Around the Mass, the CD includes a variety of other music by Cardoso and his - more-or-less - contemporaries. One of the finest pieces is Cardoso’s six-voice motet Sitivit anima mea, based on a conflation of two Psalm texts - the generally helpful documentation might have been a bit more explicit on the sources of some of the texts - with its poignant spiritual yearning and its beautiful closing passage as the text speaks of aspirations towards a flight to heavenly rest. Elsewhere, the two surviving motets of Duarte Lobo are included. His remarkable Audivi vocem de cælo makes a wonderful opening to the CD, one of the minor masterpieces of Portuguese polyphony. Most of the unfamiliar music by lesser-known masters such as Manuel Leitão de Aviles and Estèvão de Brito – whose Heu, Domine is particularly striking – proves to be very interesting and sometimes compelling.

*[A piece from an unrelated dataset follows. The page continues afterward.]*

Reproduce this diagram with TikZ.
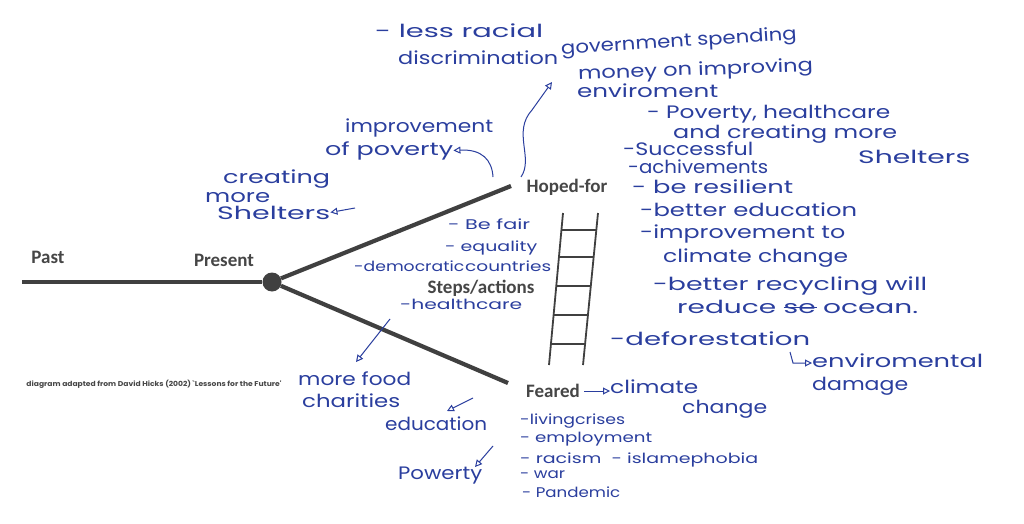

The Frobenius organ in Queen’s College Chapel – I have fond memories of going, as a student, to hear early recitals on the organ at the time of its installation in 1965 – is heard to attractive effect in four pieces, well played by Tom Wilkinson, that by the Spaniard Pablo Bruna being particularly intriguing, with some unexpected figurations and syncopations.

Throughout, the performances are highly competent, the higher voices resonant and sure, the handling of intricate textures generally very clear, the balance between formality of structure and expressive detail well sustained. The programme has been well chosen and constructed and the choir does it justice. The recorded sound is excellent and captures well the acoustic of the chapel.

The booklet, as well as a useful essay by Owen Rees – in English and German – contains full Latin texts, with English translations and – a particular pleasure – a cover reproduction of James Thornhill’s The Ascension, from the ceiling of the chapel, a fine piece of English  baroque art.